First, Swinney employed many of his enslaved people in “factories” where they processed tobacco for shipment. This is further evidence that industrialization and slavery were not inherently incompatible (older histories said industrialization was incompatible with slavery). Turns out, it probably wasn’t economics that led to people fighting against slavery. Second, Christensen points out an interesting fact that Swinney, at the start of the Civil War was a “Unionist” or a slaveholder who supported the Union. Missouri, a slave state that did not officially secede (though some of the people in the state attempted to do so) became the location for a veritable civil war inside a civil war. Missouri proved to be one of the most locally violent places in the Civil War. What is even more fascinating about Swinney’s Unionism is that at the same time he supported the United States in the war against the rebels, he also sent most of his enslaved people to Texas. Unfortunately, Christensen does not explore this more. Was Swinney sending them there to move them away from violence or did he suspect that the North would quickly turn abolitionist in its war aims and hoped to maintain his slaves in the South? Or was there some other reason? A pity nothing more was said on this. Finally, I found it interesting that Swinney’s son emancipated his enslaved people before the Emancipation proclamation. What caused this man to give up this source of wealth and power? Little is said on this as well. A final interesting tidbit was how two of Swinney’s enslaved people made it 100 miles down the Missouri before being caught and then escaped that night to never be apprehended. Small stories such as this also show that slavery was not an institution that the vast majority of enslaved people wanted to be a part of.
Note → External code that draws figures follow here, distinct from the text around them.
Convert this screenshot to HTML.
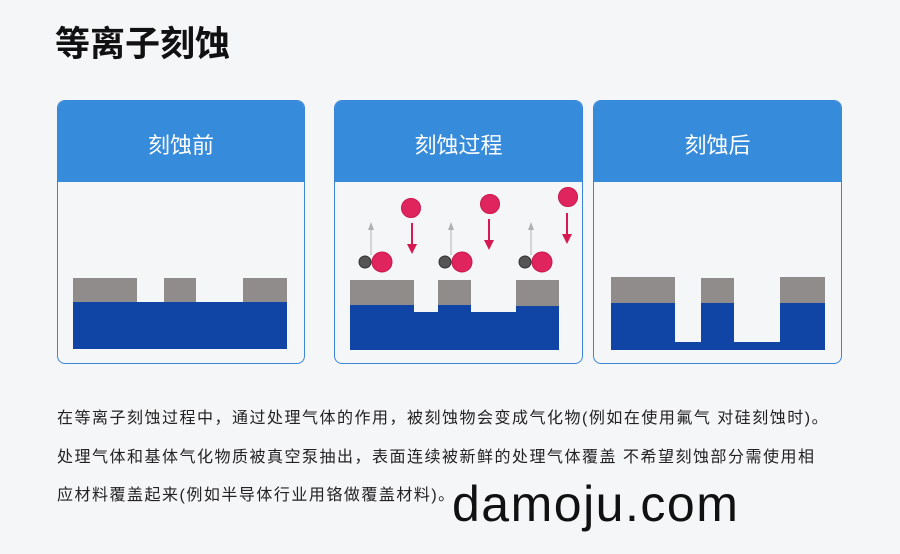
<!DOCTYPE html>
<html><head><meta charset="utf-8"><style>
body{margin:0;width:900px;height:554px;background:#f5f6f8;position:relative;overflow:hidden;font-family:"Liberation Sans","Noto Sans CJK SC",sans-serif}
.t{position:absolute;left:55px;top:16px;font-size:35px;font-weight:bold;color:#111}
.p{position:absolute;top:100px;height:264px;border:1px solid #3b86d6;border-radius:8px;background:#f5f6f8;overflow:hidden;box-sizing:border-box}
.h{height:81px;background:#378bdb;color:#fff;font-size:22px;text-align:center;line-height:90px}
.r{position:absolute}
.txt{position:absolute;left:57px;font-size:16px;color:#222;white-space:nowrap;letter-spacing:1.5px}
.wm{position:absolute;left:452px;top:475px;font-size:50px;color:#111;letter-spacing:1.5px}
</style></head><body>
<div class="t">等离子刻蚀</div>
<div class="p" style="left:57px;width:248px"><div class="h">刻蚀前</div></div>
<div class="p" style="left:334px;width:249px"><div class="h">刻蚀过程</div></div>
<div class="p" style="left:593px;width:249px"><div class="h">刻蚀后</div></div>
<svg class="r" style="left:0;top:0" width="900" height="554">
<g fill="#918c8c">
<rect x="73" y="278" width="64" height="24"/><rect x="164" y="278" width="32" height="24"/><rect x="243" y="278" width="44" height="24"/>
<rect x="350" y="280" width="64" height="25"/><rect x="438" y="280" width="33" height="25"/><rect x="516" y="280" width="43" height="26"/>
<rect x="611" y="277" width="64" height="26"/><rect x="701" y="278" width="33" height="25"/><rect x="780" y="277" width="45" height="26"/>
</g>
<g fill="#1045a6">
<rect x="73" y="302" width="214" height="47"/>
<rect x="350" y="305" width="64" height="45"/><rect x="414" y="312" width="24" height="38"/><rect x="438" y="305" width="33" height="45"/><rect x="471" y="312" width="45" height="38"/><rect x="516" y="306" width="43" height="44"/>
<rect x="611" y="303" width="64" height="47"/><rect x="675" y="342" width="26" height="8"/><rect x="701" y="303" width="33" height="47"/><rect x="734" y="342" width="46" height="8"/><rect x="780" y="303" width="45" height="47"/>
</g>
<g stroke="#c8c8c8" stroke-width="1.5" fill="#b0b0b0">
<line x1="371" y1="255" x2="371" y2="227"/><path d="M368 230 L371 222 L374 230Z" stroke="none"/>
<line x1="451" y1="255" x2="451" y2="227"/><path d="M448 230 L451 222 L454 230Z" stroke="none"/>
<line x1="531" y1="255" x2="531" y2="227"/><path d="M528 230 L531 222 L534 230Z" stroke="none"/>
</g>
<g stroke="#d51a52" stroke-width="2" fill="#d51a52">
<line x1="412" y1="223" x2="412" y2="248"/><path d="M407 244 L412 254 L417 244Z" stroke="none"/>
<line x1="489" y1="219" x2="489" y2="244"/><path d="M484 240 L489 250 L494 240Z" stroke="none"/>
<line x1="567" y1="213" x2="567" y2="238"/><path d="M562 234 L567 244 L572 234Z" stroke="none"/>
</g>
<g fill="#e0245e" stroke="#c8174c" stroke-width="1">
<circle cx="411" cy="208" r="9.5"/><circle cx="490" cy="204" r="9.5"/><circle cx="568" cy="197" r="9.5"/>
<circle cx="382" cy="262" r="10"/><circle cx="462" cy="262" r="10"/><circle cx="542" cy="262" r="10"/>
</g>
<g fill="#555" stroke="#333"><circle cx="365" cy="262" r="6"/><circle cx="445" cy="262" r="6"/><circle cx="525" cy="262" r="6"/></g>
</svg>
<div class="txt" style="top:404px">在等离子刻蚀过程中，通过处理气体的作用，被刻蚀物会变成气化物(例如在使用氟气 对硅刻蚀时)。</div>
<div class="txt" style="top:443px">处理气体和基体气化物质被真空泵抽出，表面连续被新鲜的处理气体覆盖 不希望刻蚀部分需使用相</div>
<div class="txt" style="top:481px">应材料覆盖起来(例如半导体行业用铬做覆盖材料)。</div>
<div class="wm">damoju.com</div>
</body></html>
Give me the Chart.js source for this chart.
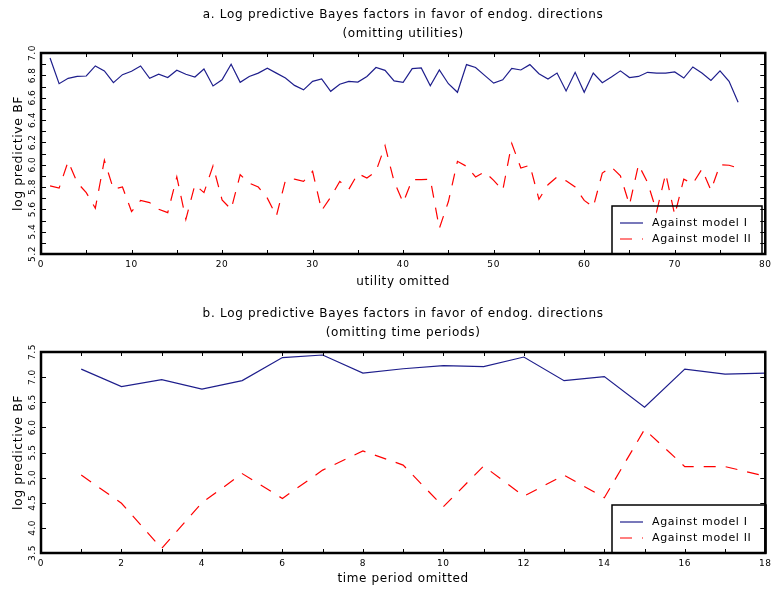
<!DOCTYPE html>
<html>
<head>
<meta charset="utf-8">
<script src="https://cdn.jsdelivr.net/npm/chart.js@4.4.0/dist/chart.umd.min.js"></script>
<style>
html, body { margin: 0; padding: 0; background: #fff; }
.panel { position: absolute; left: 0; width: 776px; height: 297px; }
</style>
</head>
<body>
<div class="panel" style="top:0"><canvas id="chartA" width="776" height="297"></canvas></div>
<div class="panel" style="top:297px"><canvas id="chartB" width="776" height="297"></canvas></div>
<script>
// panel a: one point per omitted utility
var utilities = [1,2,3,4,5,6,7,8,9,10,11,12,13,14,15,16,17,18,19,20,21,22,23,24,25,26,27,28,29,30,31,32,33,34,35,36,37,38,39,40,
  41,42,43,44,45,46,47,48,49,50,51,52,53,54,55,56,57,58,59,60,61,62,63,64,65,66,67,68,69,70,71,72,73,74,75,76,77];
var utilModel1 = [6.955,6.725,6.773,6.79,6.794,6.884,6.84,6.734,6.806,6.836,6.884,6.773,6.81,6.78,6.845,6.81,6.785,6.857,6.705,6.76,
  6.90,6.737,6.79,6.82,6.863,6.82,6.776,6.71,6.67,6.746,6.767,6.657,6.72,6.746,6.74,6.79,6.87,6.845,6.75,6.737,
  6.86,6.866,6.707,6.848,6.725,6.648,6.896,6.87,6.80,6.73,6.76,6.862,6.848,6.896,6.815,6.767,6.82,6.66,6.827,6.648,
  6.82,6.734,6.785,6.84,6.78,6.79,6.827,6.82,6.82,6.83,6.776,6.875,6.82,6.755,6.84,6.746,6.558];
var utilModel2 = [5.81,5.79,6.03,5.84,5.75,5.61,6.04,5.78,5.80,5.58,5.68,5.66,5.60,5.57,5.89,5.51,5.82,5.75,5.99,5.685,
  5.60,5.91,5.835,5.80,5.70,5.54,5.86,5.87,5.85,5.94,5.59,5.71,5.85,5.78,5.92,5.88,5.94,6.17,5.85,5.66,
  5.865,5.866,5.87,5.43,5.67,6.03,5.985,5.89,5.935,5.86,5.77,6.19,5.97,5.995,5.69,5.82,5.89,5.855,5.80,5.68,
  5.62,5.925,5.98,5.90,5.64,6.00,5.84,5.58,5.92,5.55,5.87,5.83,5.96,5.77,6.00,5.995,5.97];

// panel b: one point per omitted time period
var periods = [1,2,3,4,5,6,7,8,9,10,11,12,13,14,15,16,17,18];
var periodModel1 = [7.16,6.81,6.95,6.76,6.93,7.39,7.44,7.08,7.167,7.23,7.21,7.40,6.93,7.01,6.40,7.16,7.06,7.08];
var periodModel2 = [5.05,4.49,3.59,4.50,5.08,4.585,5.15,5.53,5.25,4.42,5.23,4.63,5.05,4.60,5.96,5.22,5.22,5.03];

var seriesNames = ['Against model I', 'Against model II'];
var yTitle = 'log predictive BF';

var BLUE = '#1e1e8c';
var RED = '#ff0000';
var DASH = [12, 10];
var FONT = 'DejaVu Sans';

function pairs(xs, ys) {
  return xs.map(function(x, i) { return {x: x, y: ys[i]}; });
}

// frame, inward ticks, rotated y labels, two-line title and boxed legend
var framePlugin = {
  id: 'frame',
  beforeDraw: function(chart) {
    // the original lettering is wide, so spread every text a little
    chart.ctx.letterSpacing = '0.6px';
  },
  afterDraw: function(chart, args, opts) {
    var ctx = chart.ctx;
    var a = chart.chartArea;
    var xs = chart.scales.x, ys = chart.scales.y;
    ctx.save();
    ctx.strokeStyle = '#000';
    ctx.lineWidth = 1;
    ctx.beginPath();
    xs.ticks.forEach(function(t) {
      var px = Math.round(xs.getPixelForValue(t.value)) + 0.5;
      ctx.moveTo(px, a.bottom); ctx.lineTo(px, a.bottom - 4);
      ctx.moveTo(px, a.top); ctx.lineTo(px, a.top + 4);
    });
    ys.ticks.forEach(function(t) {
      var py = Math.round(ys.getPixelForValue(t.value)) + 0.5;
      ctx.moveTo(a.left, py); ctx.lineTo(a.left + 5, py);
      ctx.moveTo(a.right, py); ctx.lineTo(a.right - 5, py);
    });
    ctx.stroke();

    ctx.lineWidth = 2.5;
    ctx.strokeRect(a.left, a.top, a.right - a.left, a.bottom - a.top);

    // y tick labels, reading bottom to top
    ctx.fillStyle = '#000';
    ctx.letterSpacing = '0.5px';
    ctx.font = '9px "' + FONT + '"';
    ctx.textAlign = 'center';
    ctx.textBaseline = 'middle';
    ys.ticks.forEach(function(t) {
      var lab = opts.yLabel(t.value);
      if (!lab) return;
      ctx.save();
      ctx.translate(a.left - 8, ys.getPixelForValue(t.value));
      ctx.rotate(-Math.PI / 2);
      ctx.fillText(lab, 0, 0);
      ctx.restore();
    });

    // title
    ctx.letterSpacing = '0.7px';
    ctx.font = '12px "' + FONT + '"';
    var cx = (a.left + a.right) / 2;
    ctx.fillText(opts.title[0], cx, a.top - 38);
    ctx.fillText(opts.title[1], cx, a.top - 38 + 18.5);

    // legend
    var bx = a.left + 571, by = a.bottom - opts.legendH;
    ctx.lineWidth = 1.5;
    ctx.strokeRect(bx, by, opts.legendW, opts.legendH);
    ctx.letterSpacing = '0.65px';
    ctx.font = '11px "' + FONT + '"';
    ctx.textAlign = 'left';
    chart.data.datasets.forEach(function(ds, i) {
      var ly = by + 17 + i * 16;
      ctx.strokeStyle = ds.borderColor;
      ctx.lineWidth = ds.borderWidth;
      ctx.setLineDash(ds.borderDash || []);
      ctx.beginPath();
      ctx.moveTo(bx + 8, ly); ctx.lineTo(bx + 31, ly);
      ctx.stroke();
      ctx.setLineDash([]);
      ctx.fillStyle = '#000';
      ctx.fillText(ds.label, bx + 40, ly);
    });
    ctx.restore();
  }
};

function makeChart(id, cfg) {
  return new Chart(document.getElementById(id), {
    type: 'line',
    data: {
      datasets: [
        { label: seriesNames[0], data: pairs(cfg.x, cfg.y1), borderColor: BLUE, borderWidth: 1.2,
          pointRadius: 0, tension: 0, fill: false },
        { label: seriesNames[1], data: pairs(cfg.x, cfg.y2), borderColor: RED, borderWidth: 1.2,
          borderDash: DASH, pointRadius: 0, tension: 0, fill: false }
      ]
    },
    options: {
      responsive: false,
      animation: false,
      layout: { padding: { left: 0, right: cfg.padRight, top: cfg.padTop, bottom: 0 } },
      plugins: {
        legend: { display: false },
        tooltip: { enabled: false },
        title: { display: false },
        frame: { title: cfg.title, yLabel: cfg.yLabel, legendW: cfg.legendW, legendH: 48 }
      },
      scales: {
        x: {
          type: 'linear', min: cfg.xMin, max: cfg.xMax,
          grid: { display: false, drawTicks: false },
          border: { display: false },
          ticks: {
            stepSize: cfg.xStep, autoSkip: false, maxRotation: 0, padding: 5,
            color: '#000', font: { family: FONT, size: 9 },
            callback: cfg.xLabel
          },
          title: { display: true, text: cfg.xTitle, color: '#000',
                   font: { family: FONT, size: 12 }, padding: { top: 0, bottom: 8 } },
          afterFit: function(s) { s.height = cfg.xHeight; }
        },
        y: {
          type: 'linear', min: cfg.yMin, max: cfg.yMax,
          grid: { display: false, drawTicks: false },
          border: { display: false },
          ticks: { stepSize: cfg.yStep, display: false },
          title: { display: true, text: yTitle, color: '#000',
                   font: { family: FONT, size: 12.5 }, padding: { top: 11, bottom: 0 } },
          afterFit: function(s) { s.width = 41; }
        }
      }
    },
    plugins: [framePlugin]
  });
}

makeChart('chartA', {
  x: utilities, y1: utilModel1, y2: utilModel2,
  xMin: 0, xMax: 80, xStep: 5, yMin: 5.2, yMax: 7.0, yStep: 0.1,
  xLabel: function(v) { return v % 10 === 0 ? String(v) : ''; },
  yLabel: function(v) { return Math.round(v * 10) % 2 === 0 ? v.toFixed(1) : ''; },
  xTitle: 'utility omitted',
  title: ['a. Log predictive Bayes factors in favor of endog. directions', '(omitting utilities)'],
  padTop: 53, padRight: 9, xHeight: 43, legendW: 150
});

makeChart('chartB', {
  x: periods, y1: periodModel1, y2: periodModel2,
  xMin: 0, xMax: 18, xStep: 1, yMin: 3.5, yMax: 7.5, yStep: 0.5,
  xLabel: function(v) { return v % 2 === 0 ? String(v) : ''; },
  yLabel: function(v) { return v.toFixed(1); },
  xTitle: 'time period omitted',
  title: ['b. Log predictive Bayes factors in favor of endog. directions', '(omitting time periods)'],
  padTop: 55, padRight: 10, xHeight: 41, legendW: 154
});
</script>
</body>
</html>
Some issues I had with this article. First, as noted in the previous paragraph, there are some areas that received little exploration, despite their significance. Another issue I had is his assertion that slaveholders could not have prospered without slavery. I am hesitant to make such assertions, particularly given the success entrepreneurs had in the North and West without the use of slavery. Again, one of the realities of the paradigm of slavery’s capitalism is a deemphasis on the role that free workers played in the economic development of the United States. This is not to say enslaved people did not generate vast amounts of wealth for the United States. But, to ignore non-slave work obscures a complex reality of the people that built the United States.1
Overall, this was an interesting article and I think that while some may find it dry, it is those little stories that help us truly understand the reality of Antebellum Americans. Small articles such as Christensen’s may not change the entire field of history, but they make a difference, one small article at a time.
Robert Swanson
At times I wonder if part of this emphasis is based in part on modern historians wish to change the political landscape of the current United States.